Dressing Up Your Writing Style

Happy Halloween and welcome to a special edition of Writer Rants – where our intern, Erin, lets loose on whatever the heck is bugging her this week. Enjoy.

blog-halloween

So, here we are. You’ve been asked to write a blog post on chocolate-coated cheeses, a detailed summary of John Bowlby’s Attachment Theory, a series of captions, describing the photos your roommate took at Nick Jonas’ last concert – whatever. The possibilities are endless but, of course, you’re a writer ­­­­– a master of creativity — so moving between styles shouldn’t be hard. There’s only one problem: you’re not a blogger, psychological researcher, or Instagram expert. You’re a BFA fiction candidate and, oh god, you knew when you glanced over the stats in that 37-page Psychology Today article, sophomore year, that skimming would come back to haunt you.

Welcome to the world of writing. We pride ourselves on our imaginations so, according to our friends, clients, and, more than likely, our own hubris, we should have no problem “imagining” our work in another style. Broadway rock opera ­­– how different could it be from that novel I started? Press release on a local library’s “Lego Night” – it’s just like that brilliant piece of travel journalism I wrote for Show and Tell in second grade!  Maybe, like me, you’ve promised your thesis advisor a Faulkner-inspired short story when you’ve always considered yourself a Hemingway person. You don’t think it’s going to be a problem until suddenly, well, it is.

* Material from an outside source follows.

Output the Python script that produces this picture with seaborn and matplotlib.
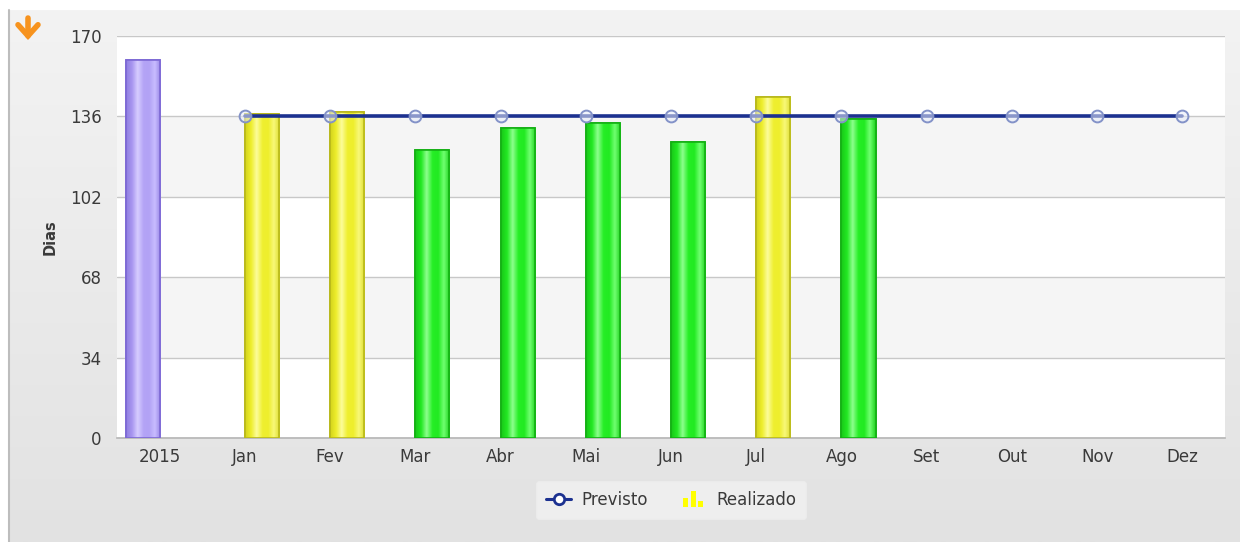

Take this summer, for example. I’ve been writing fiction for approximately 75% of my life and assumed that this experience would transfer easily to the world of screenwriting. I had an idea, a familiarity with character development and dialogue, and, really, what more did I need? Unfortunately, quite a lot. The same went for music reviews, product descriptions, and even simple-sounding editorial emails. It didn’t matter if I’d been a “writer” for fourteen years: that umbrella covers a whole lot of ground and I couldn’t even guess where to step.

So, what’s a writer to do? What we always do: get creative.

Maybe we’re not the next Affleck/Damon duo or developmental psychology extraordinaires, but that doesn’t mean we can’t test out our hands. The best thing about writing styles is that, like the costume you’ll be putting on tonight, it doesn’t have to be you. Maybe it’ll be scary. It’ll definitely take research. More than likely, it’ll also take a lot of late-night calls to your film major friends, who are definitely getting annoyed with the, “So, when can I use parentheticals, again?” line. Still, the most important thing I’ve learned as a writing student is that the difference between forms, assignments, and personal methods, only exist because writers – and what works for them — are so different. And, for every new writing style you decide to test out, there’s a costume hung up on the shelf, just waiting to give you ideas.

So, don your favorite disguise and trick or treat with the best of them. If you don’t like the costume, you can always take it off – once you’ve collected your candy, of course.

Erin Arata is the marketing intern at WA. Tonight, she will be dressing up as a “Baby Spice Latte” and bothering her roommates with the “great, new, screenplay idea” she’s just had. Seriously. Any one want to hear it? Anyone?